Europe Loosens COVID Policies as Omicron Takes out Key Workers

Europe Loosens COVID Policies as Omicron Takes out Key Workers
A medical worker prepares to administer a nasal swab to a patient at a testing booth outside a pharmacy in Paris, on Jan.7, 2022. Sarah Meyssonnier/Reuters
Reuters
Updated:

MADRID/PRAGUE—The Czech Republic said on Monday it would allow critical workers such as doctors and teachers to go to work after a positive COVID-19 test, the latest European country to ease restrictions to keep services running as cases surge.

As the much more contagious Omicron variant becomes dominant and forces hundreds of thousands to isolate, the pressure is growing on health workers, police, and firefighters, with teachers set to follow as schools resume after the Christmas holidays.

But at the same time, data showing that Omicron is less likely to fill hospital beds, especially as many or most people are now vaccinated, has encouraged governments to scale back isolation measures and focus on sparing their battered economies.

The hours of work lost to the pandemic around the world in 2020 were equivalent to 258 million full-time jobs disappearing, according to the International Labour Organisation (ILO), and last year the figure still amounted to around 125 million jobs.

Britain, France, Switzerland, Spain, and Belgium have all cut quarantine periods in the last three weeks and eased some of the conditions for infected staff to return to work.

Czech ministers are drawing up a list of the critical workers who will be allowed to continue working despite a positive test, and have said health, social and education workers are likely to figure, along with drivers and those in other essential services such as laundry for hospitals.

“Governments are showing much less willingness to impose major lockdowns, or even to impose minor measures, in response to the Omicron wave,” said ILO economist Stefan Kuhn.

France and Switzerland have both cut quarantine periods to seven days from 10 since Christmas for those with a positive test.

‘Only Small Waves Now’

In England, the reduction is the same if the infected person records a negative antigen test two days in a row—which the UK Health Security Agency said was almost as effective as 10 days of isolation.

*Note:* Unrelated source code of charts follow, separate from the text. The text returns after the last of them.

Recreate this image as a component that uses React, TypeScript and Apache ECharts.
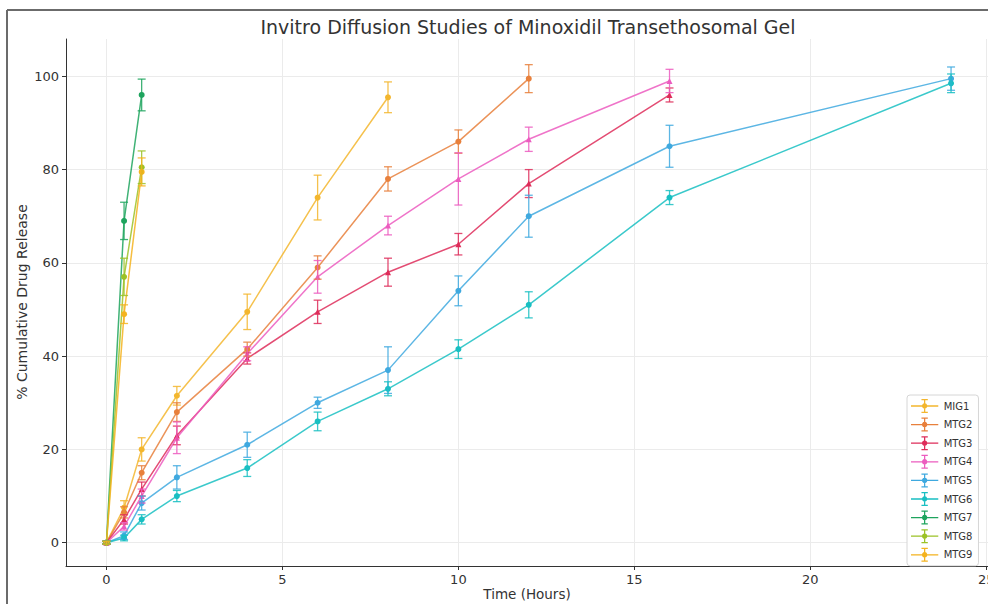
import React, { useEffect, useRef } from "react";
import * as echarts from "echarts";

// ---- data ----
const groupNames = ["MIG1", "MTG2", "MTG3", "MTG4", "MTG5", "MTG6", "MTG7", "MTG8", "MTG9"];
const groupColors = ["#f3b62e", "#e8803c", "#de2d5a", "#ec5cbf", "#3fa9df", "#19bfc2", "#1ea45e", "#9cc227", "#f4b31f"];
const groupSymbols = ["circle", "circle", "triangle", "triangle", "circle", "circle", "circle", "circle", "circle"];

const timeAll = [0, 0.5, 1, 2, 4, 6, 8, 10, 12, 16, 24];
const timeEarly = [0, 0.5, 1];

const mig1Mean = [0, 7.5, 20, 31.5, 49.5, 74, 95.5];
const mig1Sd = [0.3, 1.5, 2.5, 2, 3.8, 4.8, 3.3];
const mtg2Mean = [0, 6.5, 15, 28, 41.5, 59, 78, 86, 99.5];
const mtg2Sd = [0.3, 1.2, 1.5, 2, 1.5, 2.5, 2.6, 2.5, 3];
const mtg3Mean = [0, 5, 11.5, 23, 39.5, 49.5, 58, 64, 77, 96];
const mtg3Sd = [0.3, 1, 1.5, 2, 1.2, 2.5, 3, 2.3, 3, 1.5];
const mtg4Mean = [0, 3.5, 10, 22.5, 40.5, 57, 68, 78, 86.5, 99];
const mtg4Sd = [0.3, 0.8, 1.5, 3.4, 1.5, 3.5, 2, 5.6, 2.6, 2.5];
const mtg5Mean = [0, 1.5, 8.5, 14, 21, 30, 37, 54, 70, 85, 99.5];
const mtg5Sd = [0.3, 0.8, 1.5, 2.5, 2.7, 1.2, 5, 3.2, 4.5, 4.5, 2.5];
const mtg6Mean = [0, 1, 5, 10, 16, 26, 33, 41.5, 51, 74, 98.5];
const mtg6Sd = [0.3, 0.6, 1, 1.2, 1.8, 2, 1.5, 2, 2.8, 1.5, 2];
const mtg7Mean = [0, 69, 96];
const mtg7Sd = [0.3, 4, 3.4];
const mtg8Mean = [0, 57, 80.5];
const mtg8Sd = [0.3, 4, 3.5];
const mtg9Mean = [0, 49, 79.5];
const mtg9Sd = [0.3, 2, 3];

const xTicks = [0, 5, 10, 15, 20, 25];
const yTicks = [0, 20, 40, 60, 80, 100];

const titleText = "Invitro Diffusion Studies of Minoxidil Transethosomal Gel";
const xAxisTitle = "Time (Hours)";
const yAxisTitle = "% Cumulative Drug Release";

const groupMeans = [mig1Mean, mtg2Mean, mtg3Mean, mtg4Mean, mtg5Mean, mtg6Mean, mtg7Mean, mtg8Mean, mtg9Mean];
const groupSds = [mig1Sd, mtg2Sd, mtg3Sd, mtg4Sd, mtg5Sd, mtg6Sd, mtg7Sd, mtg8Sd, mtg9Sd];
const groupTimes = [timeAll, timeAll, timeAll, timeAll, timeAll, timeAll, timeEarly, timeEarly, timeEarly];

const FONT = "DejaVu Sans";
const LEGEND_ICON =
  "path://M0,9.3H30V10.7H0Z M14.3,3H15.7V17H14.3Z M11.5,2.3H18.5V3.7H11.5Z M11.5,16.3H18.5V17.7H11.5Z M15,7A3,3 0 1 1 14.99,7Z";

export default function App() {
  const ref = useRef<HTMLDivElement>(null);

  useEffect(() => {
    document.body.style.margin = "0";
    if (!ref.current) return;
    const chart = echarts.init(ref.current, undefined, { renderer: "svg" });

    const series: any[] = [];
    groupNames.forEach((name, i) => {
      const t = groupTimes[i];
      const mean = groupMeans[i];
      const sd = groupSds[i];
      const color = groupColors[i];
      const lineData = mean.map((v, k) => [t[k], v]);
      const errData = mean.map((v, k) => [t[k], v, v - sd[k], v + sd[k]]);
      series.push({
        name,
        type: "line",
        data: lineData,
        color,
        symbol: groupSymbols[i],
        symbolSize: 6,
        lineStyle: { width: 1.5, color, opacity: 0.85 },
        itemStyle: { color },
        z: 3,
      });
      series.push({
        name,
        type: "custom",
        data: errData,
        encode: { x: 0, y: 1 },
        z: 4,
        renderItem: (params: any, api: any) => {
          const x = api.value(0);
          const lo = api.coord([x, api.value(2)]);
          const hi = api.coord([x, api.value(3)]);
          const cap = 4;
          const st = { stroke: color, lineWidth: 1.3, opacity: 0.85 };
          return {
            type: "group",
            children: [
              { type: "line", shape: { x1: lo[0], y1: lo[1], x2: hi[0], y2: hi[1] }, style: st },
              { type: "line", shape: { x1: lo[0] - cap, y1: lo[1], x2: lo[0] + cap, y2: lo[1] }, style: st },
              { type: "line", shape: { x1: hi[0] - cap, y1: hi[1], x2: hi[0] + cap, y2: hi[1] }, style: st },
            ],
          };
        },
      });
    });

    chart.setOption({
      animation: false,
      backgroundColor: "#ffffff",
      textStyle: { fontFamily: FONT },
      grid: { left: 66, right: 0, top: 39, bottom: 38, containLabel: false, outerBoundsMode: "none" },
      graphic: [
        { type: "line", shape: { x1: 7, y1: 10, x2: 988, y2: 10 }, style: { stroke: "#6b6b6b", lineWidth: 2 } },
        { type: "line", shape: { x1: 7, y1: 10, x2: 7, y2: 604 }, style: { stroke: "#6b6b6b", lineWidth: 2 } },
        {
          type: "text",
          x: 528,
          y: 27,
          style: {
            text: titleText,
            fontFamily: FONT,
            fontSize: 19,
            fill: "#333333",
            textAlign: "center",
            textVerticalAlign: "middle",
          },
        },
        {
          type: "text",
          x: 527,
          y: 594,
          style: {
            text: xAxisTitle,
            fontFamily: FONT,
            fontSize: 13.5,
            fill: "#333333",
            textAlign: "center",
            textVerticalAlign: "middle",
          },
        },
        {
          type: "text",
          x: 22,
          y: 302,
          rotation: Math.PI / 2,
          style: {
            text: yAxisTitle,
            fontFamily: FONT,
            fontSize: 14,
            fill: "#333333",
            textAlign: "center",
            textVerticalAlign: "middle",
          },
        },
      ],
      xAxis: {
        type: "value",
        min: -1.15,
        max: 25.05,
        axisLine: { show: true, onZero: false, lineStyle: { color: "#333", width: 1 } },
        axisTick: { show: true, inside: false, length: 4, customValues: xTicks, lineStyle: { color: "#333" } },
        axisLabel: { customValues: xTicks, fontFamily: FONT, fontSize: 13, color: "#333", margin: 7 },
        splitLine: { show: true, lineStyle: { color: "#ebebeb", width: 1 } },
      },
      yAxis: {
        type: "value",
        min: -5,
        max: 108,
        axisLine: { show: true, onZero: false, lineStyle: { color: "#333", width: 1 } },
        axisTick: { show: true, inside: false, length: 4, customValues: yTicks, lineStyle: { color: "#333" } },
        axisLabel: { customValues: yTicks, fontFamily: FONT, fontSize: 13, color: "#333", margin: 7 },
        splitLine: { show: true, lineStyle: { color: "#ebebeb", width: 1 } },
      },
      legend: {
        data: groupNames.map((n, i) => ({ name: n, icon: LEGEND_ICON, itemStyle: { color: groupColors[i] } })),
        orient: "vertical",
        left: 907,
        top: 395,
        itemWidth: 28,
        itemHeight: 14,
        itemGap: 4.6,
        padding: [4, 6, 4, 4],
        backgroundColor: "#ffffff",
        borderColor: "#d6d6d6",
        borderWidth: 1,
        borderRadius: 3,
        textStyle: { fontFamily: FONT, fontSize: 10, color: "#333" },
      },
      series,
    });

    return () => chart.dispose();
  }, []);

  return (
    <div
      ref={ref}
      style={{ position: "absolute", left: 0, top: 0, width: 988, height: 604 }}
    />
  );
}
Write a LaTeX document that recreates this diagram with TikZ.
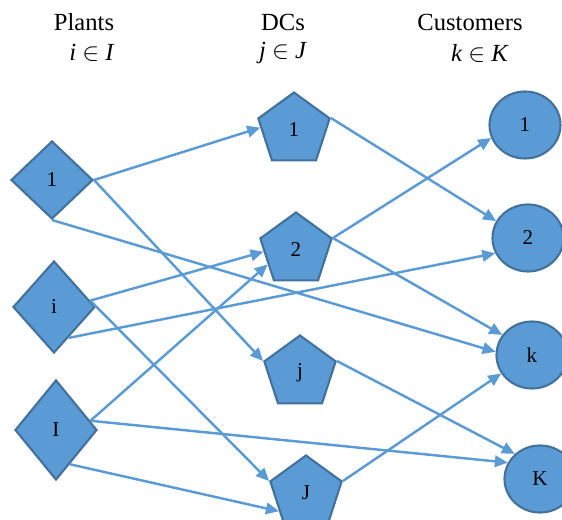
\documentclass[tikz,border=0pt]{standalone}
\usepackage{fontspec}
\setmainfont{Liberation Serif}
\usetikzlibrary{shapes}
\usetikzlibrary{arrows.meta}
\definecolor{nodeblue}{RGB}{91,155,213}
\definecolor{rimblue}{RGB}{65,113,156}

\begin{document}
\begin{tikzpicture}[x=0.02cm,y=-0.02cm,
						plant/.style={diamond,draw=rimblue,fill=nodeblue,line width=1.2pt,inner sep=0pt,minimum width=1.64cm,font=\fontsize{12}{14}\selectfont},
						dc/.style={regular polygon,regular polygon sides=5,draw=rimblue,fill=nodeblue,line width=1.2pt,inner sep=0pt,minimum size=1.5cm,font=\fontsize{12}{14}\selectfont},
						customer/.style={ellipse,draw=rimblue,fill=nodeblue,line width=1.2pt,inner sep=0pt,minimum width=1.42cm,minimum height=1.34cm,font=\fontsize{12}{14}\selectfont},
						head/.style={font=\fontsize{14}{16}\selectfont},
						flow/.style={draw=nodeblue,line width=1.4pt,-{Triangle[length=2.6mm,width=2.3mm]}}
						]
						\useasboundingbox (0,0) rectangle (562,520);
						\node[head] (hplant) at (84,22) {Plants};
						\node[head] (hdc) at (283,22) {DCs};
						\node[head] (hcust) at (470,22) {Customers};
						\node[head] (iplant) at (92,53) {\textit{i} $\in$ \textit{I}};
						\node[head] (idc) at (283,53) {\textit{j} $\in$ \textit{J}};
						\node[head] (icust) at (480,53) {\textit{k} $\in$ \textit{K}};
						\node[plant,minimum height=1.56cm] (plant1) at (52,180) {1};
						\node[plant,minimum height=1.84cm] (planti) at (54,307) {i};
						\node[plant,minimum height=2cm] (plantI) at (56,430) {I};
						\node[dc] (dc1) at (294,130) {1};
						\node[dc] (dc2) at (296,250) {2};
						\node[dc] (dcj) at (300,373) {j};
						\node[dc] (dcJ) at (306,493) {J};
						\node[customer] (cust1) at (525,125) {1};
						\node[customer] (cust2) at (528,238) {2};
						\node[customer] (custk) at (532,355) {k};
						\node[customer] (custK) at (540,479) {K};
						\draw[flow] (plant1.east) -- (dc1.176);
						\draw[flow] (plant1.east) -- (dcj.corner 2);
						\draw[flow] (plant1.south) -- (custk.175);
						\draw[flow] (planti.10) -- (dc2.183);
						\draw[flow] (planti.10) -- (dcJ.corner 2);
						\draw[flow] (planti.-65) -- (cust2.205);
						\draw[flow] (plantI.15) -- (dc2.207);
						\draw[flow] (plantI.15) -- (custK.153);
						\draw[flow] (plantI.-68) -- (dcJ.214);
						\draw[flow] (dc1.corner 5) -- (cust2.152);
						\draw[flow] (dc2.corner 5) -- (cust1.201);
						\draw[flow] (dc2.corner 5) -- (custk.146);
						\draw[flow] (dcj.corner 5) -- (custK.135);
						\draw[flow] (dcJ.corner 5) -- (custk.211);
						\end{tikzpicture}
\end{document}
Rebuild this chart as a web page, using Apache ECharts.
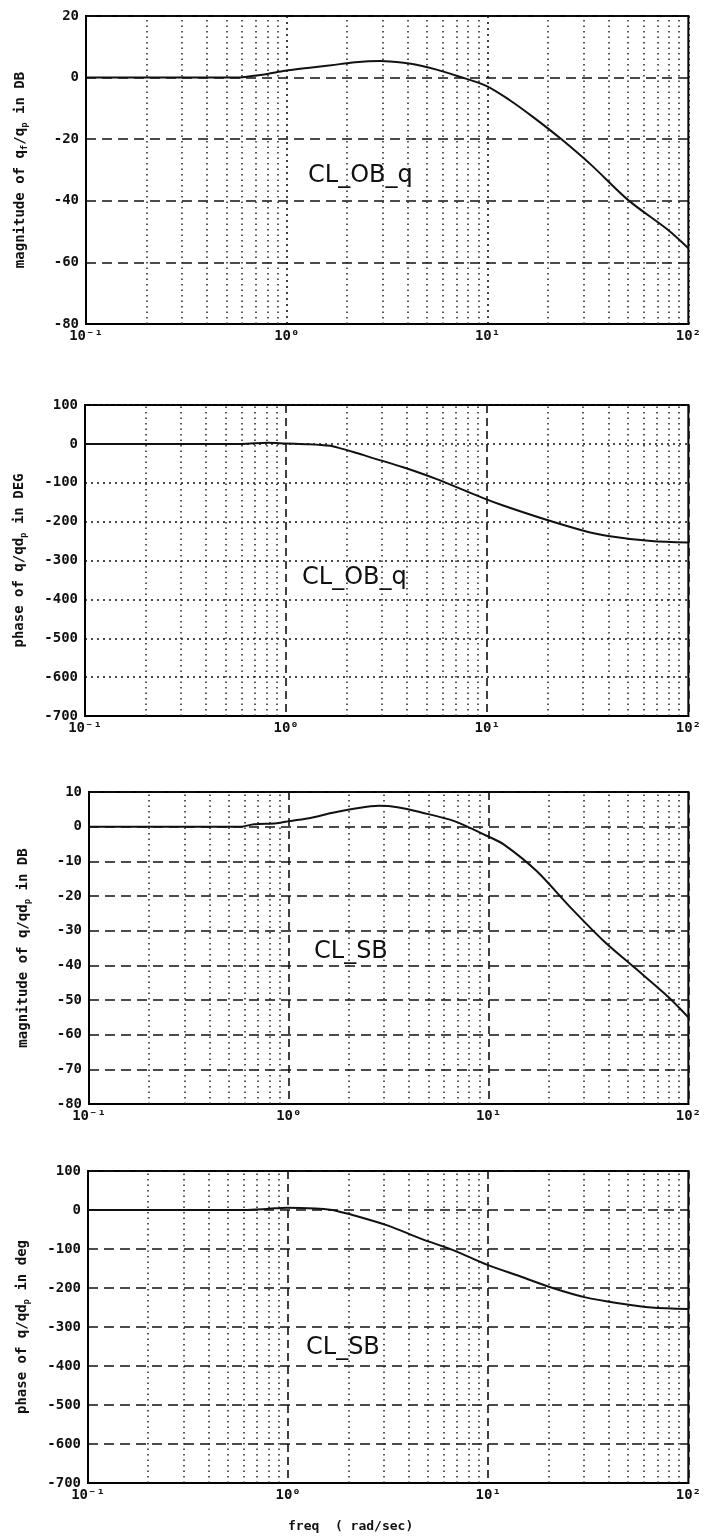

In Spain—where the 14-day average infection rate hit a new record of 2,723 cases per 100,000 people on Friday, more than 10 times higher than at the beginning of December—the staffing squeeze is being felt across almost all sectors.

The national police union said many officers were working double shifts to cover for colleagues in isolation.

The national train operator Renfe said twice as many drivers were off with COVID-19 as in early December, and had to cancel some 40 services on Friday.

But rules passed on Dec. 22 are now allowing staff back to work without taking a coronavirus test.

The Health Ministry has also set a viral load threshold below which an infected person who takes a PCR test can be considered non-infectious, and so fit to work—enabling medics, social workers, and some police to report for duty even if they test positive.

Rafael Bengoa, co-founder of Bilbao’s Institute for Health and Strategy, said authorities should focus more on managing infection than preventing it.

“Pandemics don’t end with a huge boom but with small waves because so many have been infected or vaccinated,” said the former senior World Health Organization (WHO) official.

“After Omicron, we shouldn’t have to be concerned with anything more than small waves.”

And there are signs that governments are listening.

“We have the conditions to ... start evaluating the evolution of this disease with different parameters than we have until now,” Spanish Prime Minister Pedro Sanchez told the radio station Cadena SER.